Task instructions: Write out, word for word, only the data from its first line to the line containing "(0,0) rectangle (1191,1685);".

Information supplied:
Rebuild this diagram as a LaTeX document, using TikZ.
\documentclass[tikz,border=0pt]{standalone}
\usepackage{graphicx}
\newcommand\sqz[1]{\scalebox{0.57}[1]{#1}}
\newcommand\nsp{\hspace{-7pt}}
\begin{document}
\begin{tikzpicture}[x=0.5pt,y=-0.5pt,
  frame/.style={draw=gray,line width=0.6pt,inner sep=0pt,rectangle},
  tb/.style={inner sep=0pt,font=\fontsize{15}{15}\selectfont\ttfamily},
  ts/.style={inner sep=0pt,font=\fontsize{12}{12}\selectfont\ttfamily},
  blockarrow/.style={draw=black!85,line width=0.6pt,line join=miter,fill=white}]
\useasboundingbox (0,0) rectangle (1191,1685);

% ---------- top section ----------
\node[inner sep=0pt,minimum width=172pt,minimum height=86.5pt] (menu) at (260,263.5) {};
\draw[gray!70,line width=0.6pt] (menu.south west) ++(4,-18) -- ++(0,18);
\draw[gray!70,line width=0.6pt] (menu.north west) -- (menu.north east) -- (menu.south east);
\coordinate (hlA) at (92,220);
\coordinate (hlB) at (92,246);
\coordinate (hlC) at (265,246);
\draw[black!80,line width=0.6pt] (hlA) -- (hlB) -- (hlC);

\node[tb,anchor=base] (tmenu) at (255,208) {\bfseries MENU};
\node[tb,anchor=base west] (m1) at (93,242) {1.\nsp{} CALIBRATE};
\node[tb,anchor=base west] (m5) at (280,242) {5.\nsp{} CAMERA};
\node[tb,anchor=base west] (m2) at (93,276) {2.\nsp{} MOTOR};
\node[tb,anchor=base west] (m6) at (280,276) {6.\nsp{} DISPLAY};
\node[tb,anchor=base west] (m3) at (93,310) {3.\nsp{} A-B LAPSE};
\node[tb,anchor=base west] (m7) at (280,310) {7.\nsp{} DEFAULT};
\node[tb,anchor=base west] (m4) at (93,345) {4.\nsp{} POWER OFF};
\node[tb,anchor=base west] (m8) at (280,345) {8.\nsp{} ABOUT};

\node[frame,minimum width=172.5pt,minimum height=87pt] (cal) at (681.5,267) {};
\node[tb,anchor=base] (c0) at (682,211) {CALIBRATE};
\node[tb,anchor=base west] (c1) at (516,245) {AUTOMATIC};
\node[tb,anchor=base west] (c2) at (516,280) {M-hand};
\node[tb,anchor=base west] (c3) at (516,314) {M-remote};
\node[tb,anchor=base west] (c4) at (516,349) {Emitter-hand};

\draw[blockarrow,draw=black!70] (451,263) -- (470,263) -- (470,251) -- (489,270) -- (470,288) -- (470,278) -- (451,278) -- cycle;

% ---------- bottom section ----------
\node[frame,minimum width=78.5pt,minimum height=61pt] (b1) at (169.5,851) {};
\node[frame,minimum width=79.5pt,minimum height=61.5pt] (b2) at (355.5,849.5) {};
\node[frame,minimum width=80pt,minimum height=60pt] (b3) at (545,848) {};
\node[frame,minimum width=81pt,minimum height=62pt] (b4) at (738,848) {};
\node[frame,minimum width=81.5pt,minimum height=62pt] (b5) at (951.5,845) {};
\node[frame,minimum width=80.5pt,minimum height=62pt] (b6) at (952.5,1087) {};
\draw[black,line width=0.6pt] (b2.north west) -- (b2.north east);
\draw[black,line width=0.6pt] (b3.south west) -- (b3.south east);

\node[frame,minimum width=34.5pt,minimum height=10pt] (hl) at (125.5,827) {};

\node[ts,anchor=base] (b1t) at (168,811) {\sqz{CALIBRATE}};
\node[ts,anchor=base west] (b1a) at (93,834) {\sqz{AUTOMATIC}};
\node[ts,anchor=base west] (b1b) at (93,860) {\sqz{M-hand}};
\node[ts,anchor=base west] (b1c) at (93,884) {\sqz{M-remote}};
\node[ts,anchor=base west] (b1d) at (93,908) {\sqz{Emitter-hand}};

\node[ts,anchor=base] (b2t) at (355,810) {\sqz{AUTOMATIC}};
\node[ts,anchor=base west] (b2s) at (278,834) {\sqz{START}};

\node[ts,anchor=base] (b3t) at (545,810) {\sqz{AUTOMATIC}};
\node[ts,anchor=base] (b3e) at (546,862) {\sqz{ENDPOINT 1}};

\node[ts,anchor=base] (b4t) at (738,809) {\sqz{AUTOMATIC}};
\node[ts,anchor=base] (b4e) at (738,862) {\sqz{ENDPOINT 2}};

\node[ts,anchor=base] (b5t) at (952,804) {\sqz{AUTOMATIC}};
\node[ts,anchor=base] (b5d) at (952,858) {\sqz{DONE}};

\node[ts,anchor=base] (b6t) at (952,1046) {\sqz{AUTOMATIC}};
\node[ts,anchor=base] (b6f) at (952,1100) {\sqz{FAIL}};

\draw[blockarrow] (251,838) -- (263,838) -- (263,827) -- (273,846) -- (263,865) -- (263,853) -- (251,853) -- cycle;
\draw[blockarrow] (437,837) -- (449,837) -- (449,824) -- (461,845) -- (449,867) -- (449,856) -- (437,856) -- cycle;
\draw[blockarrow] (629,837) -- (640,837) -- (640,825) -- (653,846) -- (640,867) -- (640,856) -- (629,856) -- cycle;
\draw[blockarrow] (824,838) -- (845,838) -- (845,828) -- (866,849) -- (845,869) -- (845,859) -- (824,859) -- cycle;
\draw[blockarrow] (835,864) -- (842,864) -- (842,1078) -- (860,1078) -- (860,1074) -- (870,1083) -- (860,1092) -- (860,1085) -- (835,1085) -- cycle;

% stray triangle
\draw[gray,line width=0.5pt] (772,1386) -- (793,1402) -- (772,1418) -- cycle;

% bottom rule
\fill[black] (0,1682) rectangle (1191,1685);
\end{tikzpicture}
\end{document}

Worked solution:
Rebuild this diagram as a LaTeX document, using TikZ.
\documentclass[tikz,border=0pt]{standalone}
\usepackage{graphicx}
\newcommand\sqz[1]{\scalebox{0.57}[1]{#1}}
\newcommand\nsp{\hspace{-7pt}}
\begin{document}
\begin{tikzpicture}[x=0.5pt,y=-0.5pt,
  frame/.style={draw=gray,line width=0.6pt,inner sep=0pt,rectangle},
  tb/.style={inner sep=0pt,font=\fontsize{15}{15}\selectfont\ttfamily},
  ts/.style={inner sep=0pt,font=\fontsize{12}{12}\selectfont\ttfamily},
  blockarrow/.style={draw=black!85,line width=0.6pt,line join=miter,fill=white}]
\useasboundingbox (0,0) rectangle (1191,1685);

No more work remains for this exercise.